* **SUPPLIED INFORMATION**:
• • • • •

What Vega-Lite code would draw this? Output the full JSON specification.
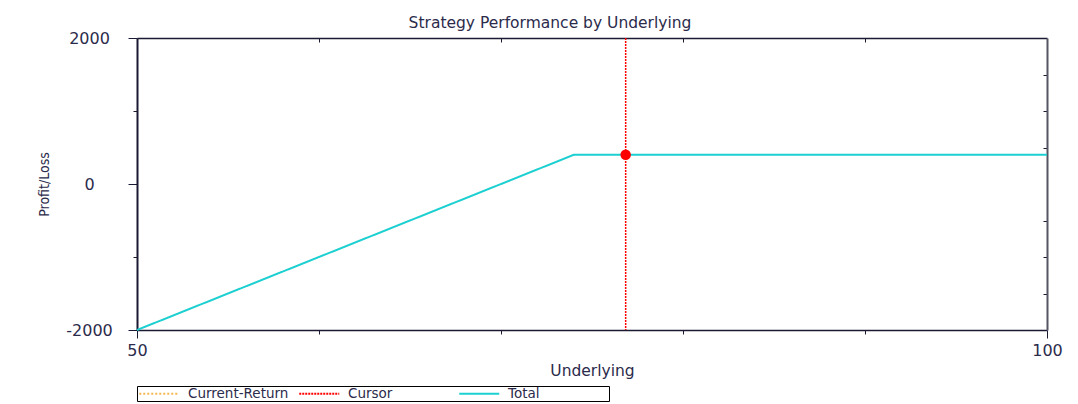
{
  "$schema": "https://vega.github.io/schema/vega-lite/v6.json",
  "width": 910,
  "height": 292,
  "autosize": "none",
  "padding": {"left": 137, "top": 38, "right": 31, "bottom": 74},
  "background": "white",
  "title": {
    "text": "Strategy Performance by Underlying",
    "font": "DejaVu Sans",
    "fontSize": 15.5,
    "fontWeight": "normal",
    "color": "#2b2b4b",
    "anchor": "middle",
    "dx": -42,
    "offset": -1
  },
  "config": {
    "view": {"stroke": null},
    "font": "DejaVu Sans",
    "legend": {
      "orient": "bottom",
      "direction": "horizontal",
      "columns": 3,
      "symbolType": "M-1,0H7",
      "symbolSize": 100,
      "symbolStrokeWidth": 2,
      "labelFont": "DejaVu Sans",
      "labelFontSize": 13.5,
      "labelColor": "#2b2b4b",
      "labelOffset": 37,
      "labelLimit": 300,
      "strokeColor": "#000000",
      "padding": 0.5,
      "columnPadding": 6,
      "rowPadding": 0,
      "gridAlign": "all",
      "offset": 7
    }
  },
  "datasets": {
    "total": [
      {"series": "Total", "underlying": 50, "pl": -2000},
      {"series": "Total", "underlying": 74, "pl": 400},
      {"series": "Total", "underlying": 100, "pl": 400}
    ],
    "cursor": [
      {"series": "Cursor", "underlying": 76.85, "pl": 400}
    ]
  },
  "layer": [
    {
      "layer": [
        {
          "mark": {"type": "rule", "color": "#333344", "strokeWidth": 1},
          "encoding": {"y": {"datum": 0, "type": "quantitative"}}
        },
        {
          "data": {"name": "total"},
          "mark": {"type": "line", "strokeWidth": 2},
          "encoding": {
            "x": {
              "field": "underlying",
              "type": "quantitative",
              "scale": {"domain": [50, 100], "nice": false, "zero": false},
              "axis": {
                "title": "Underlying",
                "values": [50, 60, 70, 80, 90, 100],
                "labelExpr": "datum.value==50||datum.value==100?datum.label:''",
                "tickSize": {"condition": {"test": "datum.value==50||datum.value==100", "value": 8}, "value": 4},
                "labelPadding": 4,
                "labelFlush": false,
                "labelOverlap": false,
                "labelFont": "DejaVu Sans",
                "labelFontSize": 16,
                "labelColor": "#2b2b4b",
                "domainColor": "#1a1a33",
                "domainWidth": 1.5,
                "tickColor": "#1a1a33",
                "grid": false,
                "titleFont": "DejaVu Sans",
                "titleFontSize": 15.5,
                "titleFontWeight": "normal",
                "titleColor": "#2b2b4b",
                "titlePadding": 5
              }
            },
            "y": {
              "field": "pl",
              "type": "quantitative",
              "scale": {"domain": [-2000, 2000], "nice": false, "zero": false},
              "axis": {
                "title": "Profit/Loss",
                "values": [-2000, -1500, -1000, -500, 0, 500, 1000, 1500, 2000],
                "labelExpr": "datum.value==2000?'2000':datum.value==0?'0':datum.value==-2000?'-2000':''",
                "tickSize": {"condition": {"test": "datum.value%2000==0", "value": 9}, "value": 4},
                "labelAlign": "center",
                "labelBaseline": "middle",
                "labelPadding": 39,
                "labelFlush": false,
                "labelOverlap": false,
                "labelFont": "DejaVu Sans",
                "labelFontSize": 16,
                "labelColor": "#2b2b4b",
                "domainColor": "#1a1a33",
                "domainWidth": 2,
                "tickColor": "#1a1a33",
                "grid": false,
                "titleFont": "DejaVu Sans Condensed, Liberation Sans",
                "titleFontSize": 14,
                "titleFontWeight": "normal",
                "titleColor": "#2b2b4b",
                "titlePadding": 14
              }
            },
            "color": {
              "field": "series",
              "type": "nominal",
              "scale": {"domain": ["Current-Return", "Cursor", "Total"], "range": ["#f5b650", "#ff0000", "#1ccfd0"]},
              "legend": {"title": null, "labelExpr": "datum.label=='Total' ? 'Total\u00a0\u00a0\u00a0\u00a0\u00a0\u00a0\u00a0\u00a0\u00a0\u00a0\u00a0\u00a0\u00a0\u00a0\u00a0\u00a0\u200b' : datum.label"}
            },
            "strokeDash": {
              "field": "series",
              "type": "nominal",
              "scale": {"domain": ["Current-Return", "Cursor", "Total"], "range": [[2, 2], [2, 1], [1, 0]]},
              "legend": {"title": null, "labelExpr": "datum.label=='Total' ? 'Total\u00a0\u00a0\u00a0\u00a0\u00a0\u00a0\u00a0\u00a0\u00a0\u00a0\u00a0\u00a0\u00a0\u00a0\u00a0\u00a0\u200b' : datum.label"}
            }
          }
        },
        {
          "data": {"name": "cursor"},
          "mark": {"type": "rule", "strokeWidth": 1.5},
          "encoding": {
            "x": {"field": "underlying", "type": "quantitative"},
            "color": {"field": "series", "type": "nominal", "legend": {"title": null}},
            "strokeDash": {"field": "series", "type": "nominal", "legend": {"title": null}}
          }
        },
        {
          "data": {"name": "cursor"},
          "mark": {"type": "point", "filled": true, "shape": "circle", "size": 110, "color": "#ff0000", "opacity": 1},
          "encoding": {
            "x": {"field": "underlying", "type": "quantitative"},
            "y": {"field": "pl", "type": "quantitative"}
          }
        }
      ]
    },
    {
      "data": {"name": "total"},
      "mark": {"type": "line", "opacity": 0},
      "encoding": {
        "x": {
          "field": "underlying",
          "type": "quantitative",
          "scale": {"domain": [50, 100], "nice": false, "zero": false},
          "axis": {
            "orient": "top",
            "values": [60, 70, 80, 90],
            "labels": false,
            "title": null,
            "tickSize": -4,
            "minExtent": 0,
            "maxExtent": 0,
            "domainColor": "#1a1a33",
            "domainWidth": 1.5,
            "tickColor": "#1a1a33",
            "grid": false
          }
        },
        "y": {
          "field": "pl",
          "type": "quantitative",
          "scale": {"domain": [-2000, 2000], "nice": false, "zero": false},
          "axis": {
            "orient": "right",
            "values": [-1500, -1000, -500, 500, 1000, 1500],
            "labels": false,
            "title": null,
            "tickSize": -4,
            "minExtent": 0,
            "maxExtent": 0,
            "domainColor": "#555566",
            "domainWidth": 2,
            "tickColor": "#1a1a33",
            "grid": false
          }
        }
      }
    }
  ],
  "resolve": {"scale": {"x": "independent", "y": "independent"}}
}
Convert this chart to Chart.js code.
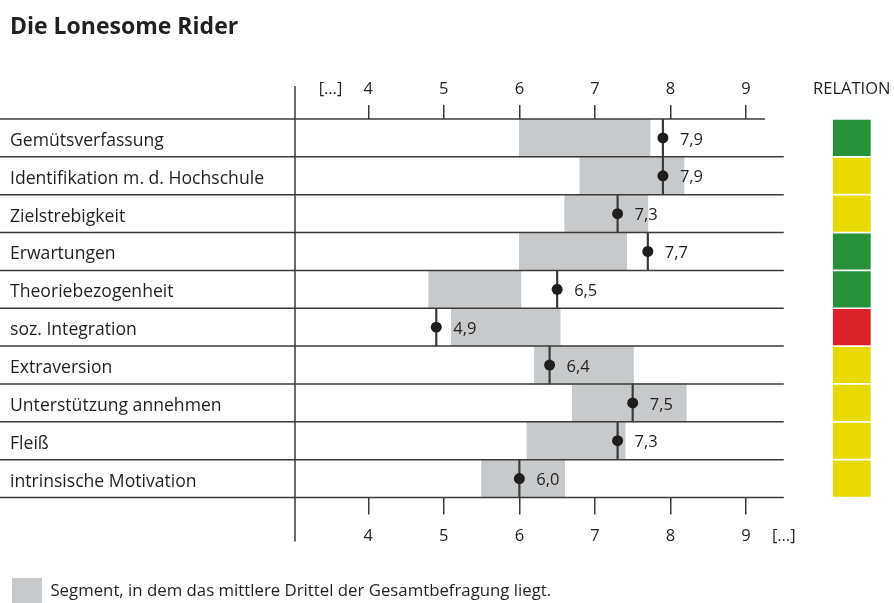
<!DOCTYPE html>
<html>
<head>
<meta charset="utf-8">
<script src="https://cdn.jsdelivr.net/npm/chart.js@4.4.0/dist/chart.umd.min.js"></script>
<style>
	body { margin: 0; background: #fff; }
	#wrap { width: 894px; height: 603px; }
</style>
</head>
<body>
<div id="wrap"><canvas id="chart"></canvas></div>
<script>
// data
let labels = ["Gemütsverfassung", "Identifikation m. d. Hochschule", "Zielstrebigkeit", "Erwartungen",
	"Theoriebezogenheit", "soz. Integration", "Extraversion", "Unterstützung annehmen", "Fleiß",
	"intrinsische Motivation"];
let segStart = [6.0, 6.8, 6.6, 6.0, 4.8, 5.1, 6.2, 6.7, 6.1, 5.5];
let segEnd = [7.73, 8.18, 7.7, 7.42, 6.02, 6.54, 7.51, 8.21, 7.4, 6.6];
let scores = [7.9, 7.9, 7.3, 7.7, 6.5, 4.9, 6.4, 7.5, 7.3, 6.0];
let relation = ["green", "yellow", "yellow", "green", "green", "red", "yellow", "yellow", "yellow", "yellow"];
let scaleTicks = [4, 5, 6, 7, 8, 9];
let legendText = "Segment, in dem das mittlere Drittel der Gesamtbefragung liegt.";

let font = "'Open Sans', 'Noto Sans', sans-serif";
let textColor = "#231f20";
let lineColor = "#3a3a3a";
let greyColor = "#c8c9ca";
let relColors = { green: "#27913a", yellow: "#e8da00", red: "#dc2229" };

// extra tick positions for the bracket labels
let xMin = 3.03, xMax = 10.8;
let topExtra = { 3.5: "[…]", 10.4: "RELATION" };
let bottomExtra = { 9.5: "[…]" };

function fmt(v) {
	return v.toFixed(1).replace(".", ",");
}

let rowLines = {
	id: "rowLines",
	afterDatasetsDraw(chart) {
		let ctx = chart.ctx;
		let area = chart.chartArea;
		let x = chart.scales.x;
		let step = (area.bottom - area.top) / labels.length;
		ctx.save();
		ctx.strokeStyle = lineColor;
		ctx.lineWidth = 1.5;
		for (let i = 0; i <= labels.length; i++) {
			let yy = area.top + i * step;
			let end = i === 0 ? x.getPixelForValue(9.25) : x.getPixelForValue(9.5);
			ctx.beginPath();
			ctx.moveTo(0, yy);
			ctx.lineTo(end, yy);
			ctx.stroke();
		}
		ctx.beginPath();
		ctx.moveTo(area.left, area.top - 33);
		ctx.lineTo(area.left, area.bottom + 44);
		ctx.stroke();

		// value labels next to the dots
		let meta = chart.getDatasetMeta(3);
		ctx.font = "16.5px " + font;
		ctx.fillStyle = textColor;
		ctx.textBaseline = "middle";
		meta.data.forEach(function (pt, i) {
			ctx.fillText(fmt(scores[i]), pt.x + 17, pt.y + 2);
		});
		ctx.restore();
	}
};

function tickSetter(extra) {
	return function (scale) {
		let t = scaleTicks.map(v => ({ value: v }));
		for (let k in extra) t.push({ value: parseFloat(k) });
		t.sort((a, b) => a.value - b.value);
		scale.ticks = t;
	};
}

function fitter(h) {
	return function (scale) {
		scale.height = h;
		scale.paddingLeft = 0;
		scale.paddingRight = 0;
	};
}

function tickColor(c) {
	return scaleTicks.includes(c.tick.value) ? lineColor : "rgba(0,0,0,0)";
}

new Chart(document.getElementById("chart"), {
	type: "bar",
	data: {
		labels: labels,
		datasets: [
			{
				label: legendText,
				data: labels.map((l, i) => [segStart[i], segEnd[i]]),
				backgroundColor: greyColor,
				barPercentage: 1,
				categoryPercentage: 1,
				grouped: false,
				order: 3
			}, {
				label: "RELATION",
				data: labels.map(() => [10.15, 10.65]),
				backgroundColor: relation.map(r => relColors[r]),
				barPercentage: 1,
				categoryPercentage: 0.955,
				grouped: false,
				order: 2
			}, {
				label: "stem",
				data: scores.map(v => [v - 0.01, v + 0.01]),
				backgroundColor: lineColor,
				barPercentage: 1,
				categoryPercentage: 1,
				grouped: false,
				order: 1
			}, {
				type: "scatter",
				label: "Wert",
				data: scores.map((v, i) => ({ x: v, y: labels[i] })),
				backgroundColor: "#1e1e1e",
				borderWidth: 0,
				pointRadius: 5.5,
				order: 0
			}
		]
	},
	options: {
		indexAxis: "y",
		responsive: true,
		maintainAspectRatio: false,
		animation: false,
		events: [],
		layout: { padding: { left: 10, right: 12, top: 0, bottom: -12 } },
		scales: {
			x: {
				type: "linear",
				position: "top",
				min: xMin,
				max: xMax,
				afterBuildTicks: tickSetter(topExtra),
				afterFit: fitter(67.4),
				grid: { drawOnChartArea: false, tickLength: 14, lineWidth: 1.5, tickColor: tickColor },
				border: { display: false },
				ticks: {
					autoSkip: false,
					maxRotation: 0,
					padding: 6,
					color: textColor,
					font: { family: font, size: 16.5 },
					callback: v => topExtra[v] || String(v)
				}
			},
			x2: {
				type: "linear",
				position: "bottom",
				min: xMin,
				max: xMax,
				afterBuildTicks: tickSetter(bottomExtra),
				afterFit: fitter(78.5),
				grid: { drawOnChartArea: false, tickLength: 17, lineWidth: 1.5, tickColor: tickColor },
				border: { display: false },
				ticks: {
					autoSkip: false,
					maxRotation: 0,
					padding: 12,
					color: textColor,
					font: { family: font, size: 16.5 },
					callback: v => bottomExtra[v] || String(v)
				}
			},
			y: {
				type: "category",
				afterFit: function (scale) { scale.width = 285; },
				grid: { display: false },
				border: { display: false },
				ticks: {
					crossAlign: "far",
					labelOffset: 3,
					color: textColor,
					font: { family: font, size: 17.6 }
				}
			}
		},
		plugins: {
			title: {
				display: true,
				text: "Die Lonesome Rider",
				align: "start",
				color: textColor,
				font: { family: font, size: 23, weight: "bold" },
				padding: { top: 14, bottom: 10 }
			},
			legend: {
				display: true,
				position: "bottom",
				align: "start",
				labels: {
					filter: item => item.datasetIndex === 0,
					boxWidth: 30,
					boxHeight: 27,
					padding: 2,
					color: textColor,
					font: { family: font, size: 16.8 }
				}
			},
			tooltip: { enabled: false }
		}
	},
	plugins: [rowLines]
});
</script>
</body>
</html>
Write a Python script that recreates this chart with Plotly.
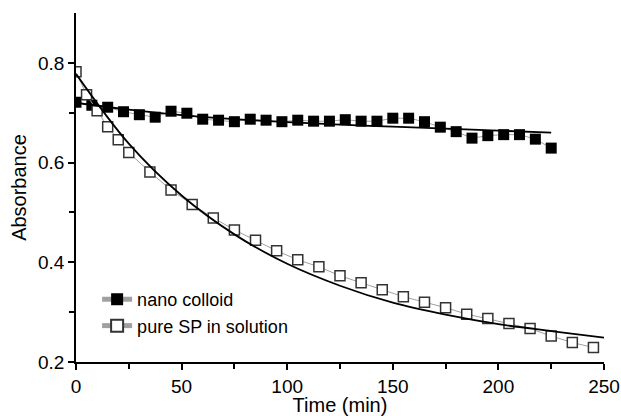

• • • • •

* **PROBLEM DESCRIPTION**: Copy out the listing above from the line containing "Convert this chart to Chart.js code." to the line containing "dem das mittlere", both included, exactly as written and minus the images.

* **TASK OUTPUT**:
Convert this chart to Chart.js code.
<!DOCTYPE html>
<html>
<head>
<meta charset="utf-8">
<script src="https://cdn.jsdelivr.net/npm/chart.js@4.4.0/dist/chart.umd.min.js"></script>
<style>
	body { margin: 0; background: #fff; }
	#wrap { width: 894px; height: 603px; }
</style>
</head>
<body>
<div id="wrap"><canvas id="chart"></canvas></div>
<script>
// data
let labels = ["Gemütsverfassung", "Identifikation m. d. Hochschule", "Zielstrebigkeit", "Erwartungen",
	"Theoriebezogenheit", "soz. Integration", "Extraversion", "Unterstützung annehmen", "Fleiß",
	"intrinsische Motivation"];
let segStart = [6.0, 6.8, 6.6, 6.0, 4.8, 5.1, 6.2, 6.7, 6.1, 5.5];
let segEnd = [7.73, 8.18, 7.7, 7.42, 6.02, 6.54, 7.51, 8.21, 7.4, 6.6];
let scores = [7.9, 7.9, 7.3, 7.7, 6.5, 4.9, 6.4, 7.5, 7.3, 6.0];
let relation = ["green", "yellow", "yellow", "green", "green", "red", "yellow", "yellow", "yellow", "yellow"];
let scaleTicks = [4, 5, 6, 7, 8, 9];
let legendText = "Segment, in dem das mittlere Drittel der Gesamtbefragung liegt.";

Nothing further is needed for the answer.